Как уже сказано, самоубийство не характерно для этих героев и этих сюжетов. Бермята чаще всего остаётся жить, иногда женится на разоблачившей изменницу-жену рабыне (иногда он милует даже Чурилу, казня только свою супругу). Алёша в большинстве вариантов спасает любимую от расправы, что собираются учинить над ней суровые братья, и женится на ней. Нехарактерна кончина от собственного оружия и для Добрыни. Единственно, что можно извлечь из приведённых Чердынцевым примеров, так это органичность подобного исхода для былинного эпоса. Однако исследователь отчего-то лишь бегло упомянул былину, которая в любом варианте заканчивается самоубийством заглавного героя («Дунай»), и вообще не упомянул ту, что заканчивается двойным самоубийством («Данило Ловчанин»). Между тем обе эти былины и по известности, и по драматическому напряжению — ярчайшие, пожалуй, в былинном эпосе.
Дунай в поединке лучников убивает свою жену, беременную чудесным младенцем. Потрясённый содеянным, богатырь кидается на меч, и от его крови протекает река Дунай. Былина о Дунае вдохновила величайшего русского художника XX века Константина Васильева на одну из лучших его картин, а длинный ряд эскизов к ней показывает, насколько высокий, истинно вагнеровский трагизм былинного сюжета завладел сердцем живописца.

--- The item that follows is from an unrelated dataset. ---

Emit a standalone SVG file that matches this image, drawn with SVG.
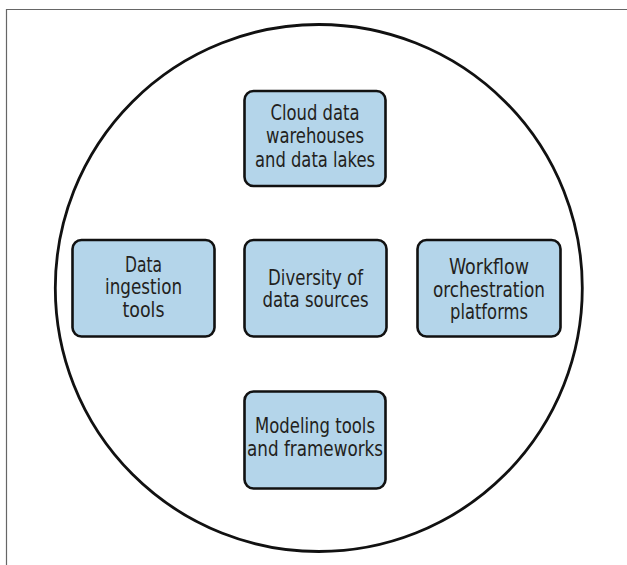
<svg xmlns="http://www.w3.org/2000/svg" width="627" height="565" viewBox="0 0 627 565">
<style>
.box{fill:#b4d5ea;stroke:#111;stroke-width:2.6}
.t{font-family:"DejaVu Sans Condensed","DejaVu Sans","Liberation Sans",sans-serif;font-stretch:condensed;font-size:21px;fill:#231f20;text-anchor:middle}
</style>
<rect width="627" height="565" fill="#fff"/>
<path d="M6.5,565 V9.5 H627" fill="none" stroke="#666" stroke-width="1.2"/>
<g id="connectors"></g>
<ellipse id="circle" cx="318.8" cy="288" rx="263.5" ry="263.5" fill="none" stroke="#111" stroke-width="2.8"/>
<g id="cloud">
<rect class="box" x="244.5" y="91" width="141" height="95" rx="9"/>
<text class="t"><tspan x="315" y="119.5" textLength="89" lengthAdjust="spacingAndGlyphs">Cloud data</tspan><tspan x="315" y="143" textLength="98" lengthAdjust="spacingAndGlyphs">warehouses</tspan><tspan x="315" y="166.5" textLength="120" lengthAdjust="spacingAndGlyphs">and data lakes</tspan></text>
</g>
<g id="ingestion">
<rect class="box" x="72.5" y="240" width="142" height="96.5" rx="9"/>
<text class="t"><tspan x="143.5" y="271.5" textLength="37" lengthAdjust="spacingAndGlyphs">Data</tspan><tspan x="143.5" y="294" textLength="77" lengthAdjust="spacingAndGlyphs">ingestion</tspan><tspan x="143.5" y="316.5" textLength="42" lengthAdjust="spacingAndGlyphs">tools</tspan></text>
</g>
<g id="diversity">
<rect class="box" x="244.5" y="240" width="142" height="96.5" rx="9"/>
<text class="t"><tspan x="315.5" y="284.5" textLength="95" lengthAdjust="spacingAndGlyphs">Diversity of</tspan><tspan x="315.5" y="306.5" textLength="106" lengthAdjust="spacingAndGlyphs">data sources</tspan></text>
</g>
<g id="workflow">
<rect class="box" x="417.5" y="240" width="143" height="96.5" rx="9"/>
<text class="t"><tspan x="489" y="274" textLength="80" lengthAdjust="spacingAndGlyphs">Workflow</tspan><tspan x="489" y="296.5" textLength="112" lengthAdjust="spacingAndGlyphs">orchestration</tspan><tspan x="489" y="319" textLength="78" lengthAdjust="spacingAndGlyphs">platforms</tspan></text>
</g>
<g id="modeling">
<rect class="box" x="244.5" y="391.5" width="141" height="97" rx="9"/>
<text class="t"><tspan x="315" y="433" textLength="120" lengthAdjust="spacingAndGlyphs">Modeling tools</tspan><tspan x="315" y="456" textLength="136" lengthAdjust="spacingAndGlyphs">and frameworks</tspan></text>
</g>
</svg>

Наконец, Данило Ловчанин оказывается перед необходимостью скрестить оружие с братьями — названным, Добрыней Никитичем, и родным, Никитой Денесьевичем, — отправленными против него Владимиром, задумавшим жениться на жене Данилы, Василисе Микуличне. Данило оказывается перед страшным выбором — либо стать братоубийцей самому, либо обречь на эту участь своих братьев. Со словами «Где ж это видано — брат на брата с боем идёт!» богатырь бросается на своё копьё. Его жена, Василиса, просит дозволения проститься с телом мужа и, когда её привозят к мёртвому Ловчанину, закалывается над его телом. Очень важны слова, которые жена Ловчанина произносит перед смертью:
А больша-де у нас заповедь клажона; А который-де помрёт, дак тут другой лягет.Эти слова ясно показывают, что и в этой былине мы имеем дело с ритуалом, а не действием под влиянием аффекта.
Вопреки Проппу, нет необходимости рассматривать эти слова, как заимствование из былины про Михайло Потыка. Оба сюжета отражают древний обычай соумирания, и более того, в былине о Потыке ключевым является не соумирание, а, как мы увидим ниже, погребение заживо с умершим супругом. Наконец, Пропп здесь явно исходил из своего убеждения о позднем, московском происхождении былины про Ловчанина и его верную жену.